Albert Slaughter River Kwai Half Marathon 1987
- Contributed by
- DisherHarris
- People in story:
- Albert Slaughter
- Location of story:
- River Kwai
- Background to story:
- Army
- Article ID:
- A8679900
- Contributed on:
- 20 January 2006
Albert Slaughter was born in Ashington Northumberland on 17th February 1919. He started work aged just 14 at North Seaton Colliery. At 20 years Albert joined the regular army and reached the rank of Sergeant in the 9th battalion Northumberland Fusiliers. On 15th February 1942, 2 days before his 23rd birthday he was captured by the Japanese following the fall of Singapore.
He was made to work on the docks unloading supply ships, for three months.
He suffered from dengue fever and after he recovered he was moved up-country to work on the notorious infested jungles, and the living hell of the
Burma —Thailand railway, He was in charge of a forty-man hammer gang working twelve hour shifts. For the last six months of construction the men were forced to work 24 hours on, 24 hours off in order to complete the bridge on time. During this time he suffered three times with malaria, which weakened him considerable. With just small rations of rice, it was a starvation diet for all prisoners
With the completion of railway he was then transported to Japan to work in the copper mines. The treatment he received in the copper mines was far better than the brutal treatment he got on the railway. He found that the guards in Japan were more civilised than their sadistic counterparts in the jungles of Thailand. Albert worked in the mines for fifteen months until the war finally ended in 1945.
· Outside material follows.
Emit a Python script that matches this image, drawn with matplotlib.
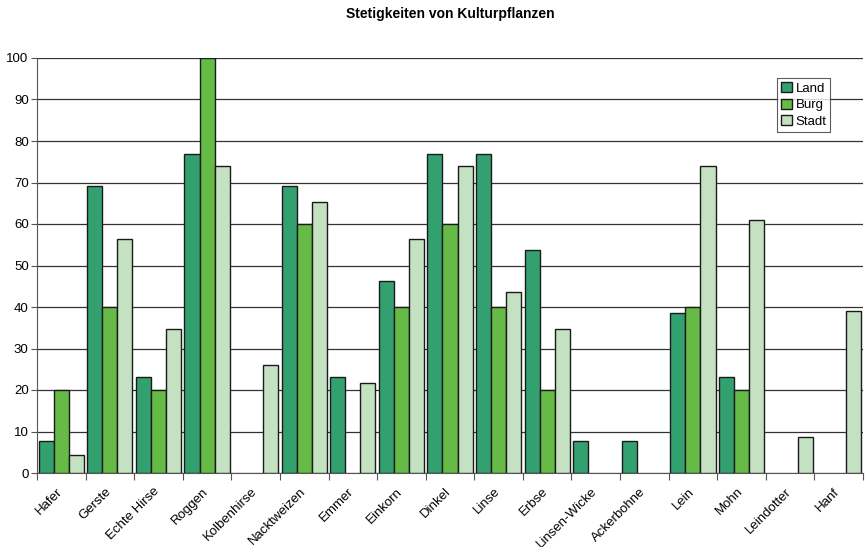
import numpy as np
import matplotlib
matplotlib.use("Agg")
import matplotlib.pyplot as plt
import matplotlib.transforms as mtransforms

plt.rcParams['font.family'] = ['Liberation Sans', 'DejaVu Sans']

categories = ['Hafer', 'Gerste', 'Echte Hirse', 'Roggen', 'Kolbenhirse', 'Nacktweizen',
              'Emmer', 'Einkorn', 'Dinkel', 'Linse', 'Erbse', 'Linsen-Wicke',
              'Ackerbohne', 'Lein', 'Mohn', 'Leindotter', 'Hanf']
land = [7.7, 69.2, 23.1, 76.9, 0, 69.2, 23.1, 46.2, 76.9, 76.9, 53.8, 7.7, 7.7, 38.5, 23.1, 0, 0]
burg = [20, 40, 20, 100, 0, 60, 0, 40, 60, 40, 20, 0, 0, 40, 20, 0, 0]
stadt = [4.3, 56.5, 34.8, 73.9, 26.1, 65.2, 21.7, 56.5, 73.9, 43.5, 34.8, 0, 0, 73.9, 60.9, 8.7, 39.1]

series = [('Land', land, '#33a070'), ('Burg', burg, '#66bb46'), ('Stadt', stadt, '#c4e2c2')]

fig = plt.figure(figsize=(8.68, 5.47), dpi=100)
ax = fig.add_axes([37 / 868, 1 - 473 / 547, (863 - 37) / 868, (473 - 58) / 547])

x = np.arange(len(categories))
w = 0.31
for i, (name, vals, col) in enumerate(series):
    v = np.array(vals, dtype=float)
    mask = v > 0
    ax.bar(x[mask] + (i - 1) * w, v[mask], width=w, color=col, edgecolor='#1a1a1a',
           linewidth=1.0, label=name, zorder=3)

ax.set_xlim(-0.5, len(categories) - 0.5)
ax.set_ylim(0, 100)
ax.set_yticks(np.arange(0, 101, 10))
ax.yaxis.grid(True, color='#333333', linewidth=0.9, zorder=0)
ax.set_axisbelow(True)

ax.set_xticks(np.arange(len(categories) + 1) - 0.5)
ax.set_xticklabels([])
ax.set_xticks(x, minor=True)
ax.set_xticklabels(categories, minor=True, rotation=45, ha='right', rotation_mode='anchor', fontsize=9.5)
ax.tick_params(axis='x', which='minor', length=0, pad=9)
ax.tick_params(axis='x', which='major', length=5, color='#555555', direction='out')
ax.tick_params(axis='y', length=4, labelsize=9.5, color='#555555', pad=2)

shift = mtransforms.ScaledTranslation(-5 / 100, 0, fig.dpi_scale_trans)
for lbl in ax.get_xticklabels(minor=True):
    lbl.set_transform(lbl.get_transform() + shift)

for s in ['top', 'right']:
    ax.spines[s].set_visible(False)
ax.spines['left'].set_color('#555555')
ax.spines['bottom'].set_color('#555555')

fig.text(450 / 868, 1 - 14 / 547, 'Stetigkeiten von Kulturpflanzen', ha='center', va='center',
         fontsize=10, fontweight='bold')

leg = ax.legend(loc='upper left', bbox_to_anchor=((777 - 37) / 826, 1 - (78 - 58) / 415),
                fontsize=9.5, frameon=True, fancybox=False, edgecolor='#333333',
                handlelength=0.8, handleheight=0.8, handletextpad=0.3, borderpad=0.3,
                labelspacing=0.3, borderaxespad=0)
leg.get_frame().set_linewidth(0.8)

fig.savefig('out.png', dpi=100)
Once back in England he went back to being a miner at North Seaton Colliery. This heavy manual work was nothing to the slavery he had endured at the hands of the Japanese.
In 1946 he married Joan Porthouse a local farmers daughter, who he knew before he joined the army in 1939.
Albert left the mines in 1955 and acquired a three and half acre smallholding, where he kept poultry and other livestock. To supplement this, he bought a horse and cart to haul sea coal from a local beach, where mine waste was being dumped from Lynemouth Colliery.
He took up playing squash and jogging, winning many trophies. He became very fit and ran his first half marathon from Morpeth to Newcastle in 1979. Albert has now completed over 300 races, one half marathon in Thailand, 20 Great North Runs, the last at the age of 86 years old.
He gave up working his smallholding when he was 80 years, then past it on to his son David.
Albert has always done his best. He endured his share of beatings from the Japanese and he has forgiven them. However Albert will never be able to forget the loss of his fellow comrades.